The Benefits of Sauna Therapy
Heat exposure can do wonders for your health. Infrared saunas are particularly good for lowering inflammation and pain while strengthening the immune system. Here is a breakdown of some of the benefits of using a sauna to improve your health and your autoimmune disease.
Saunas are hot rooms where you subject yourself to sweat basically. However, infrared saunas are different from traditional saunas. Infrared saunas contain light panels that penetrate heat directly on your skin to trigger sweating. On the other hand, traditional saunas heat up the air in the room to make you sweat. Infrared saunas are not as hot as traditional saunas, which can make them more tolerable for some people. These saunas max out at around 135F, whereas traditional saunas can get as hot as 195F.
Sauna therapy has a number of benefits to help you heal your autoimmune disease. Here’s just a few that are important to mention:
Although cardiovascular disease is not an autoimmune disease, many autoimmune diseases increase your risk of developing heart disease. Saunas can help strengthen your heart because they mimic the benefits of moderate exercise. The heat from saunas expands your blood vessels, increases blood flow to the heart and raises your heart rate. These are all things that also happen with moderate exercise. Saunas can also help lower your blood pressure too.

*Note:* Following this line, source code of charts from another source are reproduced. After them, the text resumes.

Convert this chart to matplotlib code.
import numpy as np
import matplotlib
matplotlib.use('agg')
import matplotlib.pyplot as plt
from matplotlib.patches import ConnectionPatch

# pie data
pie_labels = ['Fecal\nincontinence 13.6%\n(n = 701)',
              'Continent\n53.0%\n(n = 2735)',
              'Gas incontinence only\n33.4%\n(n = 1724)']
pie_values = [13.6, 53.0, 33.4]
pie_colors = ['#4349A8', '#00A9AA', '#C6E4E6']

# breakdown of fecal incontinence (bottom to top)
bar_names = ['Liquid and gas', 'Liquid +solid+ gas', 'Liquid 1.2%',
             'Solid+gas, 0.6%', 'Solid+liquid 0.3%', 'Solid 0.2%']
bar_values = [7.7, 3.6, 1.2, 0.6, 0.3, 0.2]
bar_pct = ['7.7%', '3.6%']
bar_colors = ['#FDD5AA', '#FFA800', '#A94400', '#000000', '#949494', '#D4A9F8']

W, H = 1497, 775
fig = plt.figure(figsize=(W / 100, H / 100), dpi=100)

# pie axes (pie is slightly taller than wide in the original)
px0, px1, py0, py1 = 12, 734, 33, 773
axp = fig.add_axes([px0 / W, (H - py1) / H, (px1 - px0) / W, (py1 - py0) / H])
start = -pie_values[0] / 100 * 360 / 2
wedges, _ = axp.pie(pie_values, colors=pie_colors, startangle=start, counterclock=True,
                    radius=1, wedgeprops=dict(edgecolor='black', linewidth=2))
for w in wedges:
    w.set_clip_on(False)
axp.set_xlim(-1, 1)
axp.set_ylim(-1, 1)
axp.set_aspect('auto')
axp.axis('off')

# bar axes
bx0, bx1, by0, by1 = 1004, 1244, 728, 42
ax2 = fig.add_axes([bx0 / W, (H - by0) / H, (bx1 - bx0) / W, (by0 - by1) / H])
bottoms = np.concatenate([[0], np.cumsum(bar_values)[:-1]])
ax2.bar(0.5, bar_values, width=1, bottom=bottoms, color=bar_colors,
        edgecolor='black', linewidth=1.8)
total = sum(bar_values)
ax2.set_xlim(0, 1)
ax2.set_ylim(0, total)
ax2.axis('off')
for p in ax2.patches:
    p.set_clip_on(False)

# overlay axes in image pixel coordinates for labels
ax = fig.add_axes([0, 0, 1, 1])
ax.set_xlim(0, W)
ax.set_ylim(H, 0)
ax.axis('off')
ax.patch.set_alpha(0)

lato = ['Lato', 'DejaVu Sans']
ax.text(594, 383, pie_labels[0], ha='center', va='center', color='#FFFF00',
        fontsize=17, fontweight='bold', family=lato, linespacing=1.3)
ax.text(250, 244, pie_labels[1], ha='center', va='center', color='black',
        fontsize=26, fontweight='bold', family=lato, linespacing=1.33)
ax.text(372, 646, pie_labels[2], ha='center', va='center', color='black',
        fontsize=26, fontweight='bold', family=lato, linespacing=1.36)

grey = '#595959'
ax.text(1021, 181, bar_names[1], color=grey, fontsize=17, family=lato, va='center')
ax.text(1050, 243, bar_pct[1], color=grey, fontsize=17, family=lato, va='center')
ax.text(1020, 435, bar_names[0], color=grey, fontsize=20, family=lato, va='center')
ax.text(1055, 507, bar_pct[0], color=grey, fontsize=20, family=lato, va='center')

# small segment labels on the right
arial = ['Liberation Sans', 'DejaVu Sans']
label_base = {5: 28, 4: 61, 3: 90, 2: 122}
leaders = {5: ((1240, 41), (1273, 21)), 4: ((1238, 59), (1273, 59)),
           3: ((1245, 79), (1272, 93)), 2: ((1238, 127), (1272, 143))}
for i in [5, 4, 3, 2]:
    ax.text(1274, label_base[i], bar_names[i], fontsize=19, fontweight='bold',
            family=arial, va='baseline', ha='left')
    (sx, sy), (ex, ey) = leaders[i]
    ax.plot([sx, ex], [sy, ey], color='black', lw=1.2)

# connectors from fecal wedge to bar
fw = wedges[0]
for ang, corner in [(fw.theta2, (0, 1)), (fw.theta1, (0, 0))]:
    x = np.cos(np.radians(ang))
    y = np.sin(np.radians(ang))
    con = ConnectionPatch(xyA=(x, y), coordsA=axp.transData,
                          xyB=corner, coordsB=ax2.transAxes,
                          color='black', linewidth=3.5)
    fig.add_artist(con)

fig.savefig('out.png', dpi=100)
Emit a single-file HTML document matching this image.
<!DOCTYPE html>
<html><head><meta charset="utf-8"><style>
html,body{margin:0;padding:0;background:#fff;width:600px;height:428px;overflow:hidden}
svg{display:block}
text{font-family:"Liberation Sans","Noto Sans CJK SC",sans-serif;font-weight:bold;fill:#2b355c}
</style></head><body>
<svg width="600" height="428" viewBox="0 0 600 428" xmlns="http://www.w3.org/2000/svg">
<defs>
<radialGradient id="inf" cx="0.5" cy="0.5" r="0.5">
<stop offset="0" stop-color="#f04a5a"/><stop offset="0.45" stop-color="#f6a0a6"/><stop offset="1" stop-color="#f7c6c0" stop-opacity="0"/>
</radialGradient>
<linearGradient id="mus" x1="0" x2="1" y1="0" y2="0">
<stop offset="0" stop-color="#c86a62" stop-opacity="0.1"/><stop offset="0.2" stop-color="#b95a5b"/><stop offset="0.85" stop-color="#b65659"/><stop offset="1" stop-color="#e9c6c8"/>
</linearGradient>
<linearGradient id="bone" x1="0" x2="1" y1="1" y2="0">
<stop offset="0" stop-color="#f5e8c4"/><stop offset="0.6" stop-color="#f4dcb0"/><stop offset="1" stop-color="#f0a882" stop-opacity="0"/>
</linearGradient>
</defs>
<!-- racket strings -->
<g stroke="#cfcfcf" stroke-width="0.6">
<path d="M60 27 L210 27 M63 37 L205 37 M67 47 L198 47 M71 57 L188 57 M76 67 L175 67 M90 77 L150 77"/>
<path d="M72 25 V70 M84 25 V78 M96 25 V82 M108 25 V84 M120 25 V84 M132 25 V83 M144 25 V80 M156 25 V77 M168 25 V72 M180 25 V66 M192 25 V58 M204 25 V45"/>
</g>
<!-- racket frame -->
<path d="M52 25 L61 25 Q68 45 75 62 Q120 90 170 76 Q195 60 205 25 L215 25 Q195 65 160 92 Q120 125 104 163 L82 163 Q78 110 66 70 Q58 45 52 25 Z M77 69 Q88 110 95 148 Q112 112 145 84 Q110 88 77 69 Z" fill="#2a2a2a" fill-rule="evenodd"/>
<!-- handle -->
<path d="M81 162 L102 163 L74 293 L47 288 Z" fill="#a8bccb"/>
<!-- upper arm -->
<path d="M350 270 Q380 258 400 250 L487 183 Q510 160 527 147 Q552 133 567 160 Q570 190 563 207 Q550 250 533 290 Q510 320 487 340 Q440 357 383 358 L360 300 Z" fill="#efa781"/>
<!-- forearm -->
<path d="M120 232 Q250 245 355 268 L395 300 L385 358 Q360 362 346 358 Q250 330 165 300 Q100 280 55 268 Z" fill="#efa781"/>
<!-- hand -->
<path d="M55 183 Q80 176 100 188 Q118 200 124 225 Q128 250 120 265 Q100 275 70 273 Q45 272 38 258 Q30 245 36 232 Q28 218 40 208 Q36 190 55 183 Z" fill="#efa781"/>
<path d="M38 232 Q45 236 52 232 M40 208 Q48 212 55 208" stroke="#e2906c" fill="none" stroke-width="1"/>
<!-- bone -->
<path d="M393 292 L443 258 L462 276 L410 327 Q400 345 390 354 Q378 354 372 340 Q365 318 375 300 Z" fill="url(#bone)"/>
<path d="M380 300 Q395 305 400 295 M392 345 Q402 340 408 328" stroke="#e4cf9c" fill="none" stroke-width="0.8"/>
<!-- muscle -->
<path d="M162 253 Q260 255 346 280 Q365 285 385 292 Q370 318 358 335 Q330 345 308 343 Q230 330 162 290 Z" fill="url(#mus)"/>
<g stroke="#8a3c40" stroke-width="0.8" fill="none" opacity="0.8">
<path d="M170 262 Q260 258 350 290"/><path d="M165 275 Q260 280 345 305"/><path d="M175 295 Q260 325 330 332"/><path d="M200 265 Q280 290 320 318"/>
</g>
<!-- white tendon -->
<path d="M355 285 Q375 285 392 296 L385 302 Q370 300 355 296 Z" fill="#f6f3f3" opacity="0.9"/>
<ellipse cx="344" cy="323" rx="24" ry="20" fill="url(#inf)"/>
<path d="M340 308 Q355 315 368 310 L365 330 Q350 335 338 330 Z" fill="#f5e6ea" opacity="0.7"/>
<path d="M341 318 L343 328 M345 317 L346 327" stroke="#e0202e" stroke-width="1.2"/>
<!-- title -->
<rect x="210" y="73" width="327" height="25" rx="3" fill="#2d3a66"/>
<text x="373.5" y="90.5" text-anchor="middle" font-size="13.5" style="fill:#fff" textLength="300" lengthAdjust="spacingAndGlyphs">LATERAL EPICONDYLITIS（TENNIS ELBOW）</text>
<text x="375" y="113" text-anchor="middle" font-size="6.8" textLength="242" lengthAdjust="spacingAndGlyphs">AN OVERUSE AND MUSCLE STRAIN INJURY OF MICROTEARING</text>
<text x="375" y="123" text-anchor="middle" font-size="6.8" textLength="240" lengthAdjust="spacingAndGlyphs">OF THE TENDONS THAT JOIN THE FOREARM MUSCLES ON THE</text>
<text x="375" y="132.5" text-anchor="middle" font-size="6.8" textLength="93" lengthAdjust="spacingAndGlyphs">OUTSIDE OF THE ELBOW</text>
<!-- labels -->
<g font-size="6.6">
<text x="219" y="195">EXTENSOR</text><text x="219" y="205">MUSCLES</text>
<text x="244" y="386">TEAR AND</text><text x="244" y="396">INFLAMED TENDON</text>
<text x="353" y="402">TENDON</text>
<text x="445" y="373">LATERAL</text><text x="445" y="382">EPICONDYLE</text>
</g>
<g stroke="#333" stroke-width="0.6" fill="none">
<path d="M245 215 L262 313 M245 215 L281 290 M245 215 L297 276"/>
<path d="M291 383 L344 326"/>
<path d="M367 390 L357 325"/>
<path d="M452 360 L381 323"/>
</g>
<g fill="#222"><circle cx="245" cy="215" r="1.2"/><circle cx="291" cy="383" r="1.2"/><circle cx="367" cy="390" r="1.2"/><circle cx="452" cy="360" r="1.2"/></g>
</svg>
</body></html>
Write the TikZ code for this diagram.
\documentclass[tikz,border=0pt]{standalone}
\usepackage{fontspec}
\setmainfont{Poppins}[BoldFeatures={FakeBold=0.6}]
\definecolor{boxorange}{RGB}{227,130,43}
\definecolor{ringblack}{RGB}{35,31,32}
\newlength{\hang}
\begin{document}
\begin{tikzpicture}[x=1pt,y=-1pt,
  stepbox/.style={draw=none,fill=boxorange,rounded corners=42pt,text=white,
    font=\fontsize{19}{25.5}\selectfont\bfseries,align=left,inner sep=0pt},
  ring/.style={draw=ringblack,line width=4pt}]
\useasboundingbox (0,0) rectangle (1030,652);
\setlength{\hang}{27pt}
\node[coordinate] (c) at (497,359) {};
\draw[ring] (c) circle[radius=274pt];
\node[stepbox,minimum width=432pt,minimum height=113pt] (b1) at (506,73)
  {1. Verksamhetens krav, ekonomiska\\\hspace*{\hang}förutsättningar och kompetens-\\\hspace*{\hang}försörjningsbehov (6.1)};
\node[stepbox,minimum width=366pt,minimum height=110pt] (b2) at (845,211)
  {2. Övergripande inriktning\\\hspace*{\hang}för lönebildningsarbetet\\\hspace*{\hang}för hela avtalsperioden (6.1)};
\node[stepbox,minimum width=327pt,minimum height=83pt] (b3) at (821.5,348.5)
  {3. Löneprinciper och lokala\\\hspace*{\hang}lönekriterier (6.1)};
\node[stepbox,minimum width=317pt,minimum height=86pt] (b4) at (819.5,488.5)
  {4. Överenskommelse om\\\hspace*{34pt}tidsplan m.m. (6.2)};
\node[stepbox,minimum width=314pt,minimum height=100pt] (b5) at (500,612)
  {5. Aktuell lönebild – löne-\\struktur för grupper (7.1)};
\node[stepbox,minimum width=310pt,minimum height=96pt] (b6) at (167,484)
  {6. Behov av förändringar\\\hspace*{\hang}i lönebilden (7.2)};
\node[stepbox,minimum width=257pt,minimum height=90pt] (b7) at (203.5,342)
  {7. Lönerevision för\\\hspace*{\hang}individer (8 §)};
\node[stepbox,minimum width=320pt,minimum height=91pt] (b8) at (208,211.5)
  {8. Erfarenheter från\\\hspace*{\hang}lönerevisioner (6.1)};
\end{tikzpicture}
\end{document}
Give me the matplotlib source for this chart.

Sauna therapy can improve pain. One small study on participants with rheumatoid arthritis or ankylosing spondylitis reported less pain and joint stiffness during 4 weeks of sauna therapy. Another small study with fibromyalgia participants found that they had pain and quality of life improvements after 12 weeks of sauna and underwater exercise therapy.
Sleep quality is incredibly important for people living with autoimmune diseases. Sauna therapy can actually improve sleep. One large study asked regular sauna users about sauna habits and other health and wellness experiences. 83.5% of regular sauna users reported improved sleep after using their sauna.
Saunas might strengthen your immune system. A study from the early ’90’s divided participants into 2 groups. One group used a sauna and the other group did not. Both groups were followed for 6 months and recorded all common colds they came down with. During the last 3 months, the sauna group had about half of the reported colds as the control group.
Saunas are incredibly easy to use and integrate into your weekly routine. However, you always want to check with your doctor before using a sauna as there are some health conditions it is not appropriate for. If you are new to heat therapy, it is best to start off low and slow. Use a moderate temperature for about 5-10 minutes. Then you can slowly increase the temperature and time. Keep your sauna sessions under 30 minutes and repeat up to 4x per week.
Because you lose a lot of fluids when you sit in a sauna, be sure to rehydrate immediately afterward. You can even use electrolytes to replenish anything you might have lost. Also, make sure to rinse off immediately to prevent the reabsorption of any toxins you might have sweated out.
If you have access to a cold plunge, try alternating between the cold and hot temperatures. There is a lot of new research pointing to the benefits of doing this. Plus it can help lower inflammation!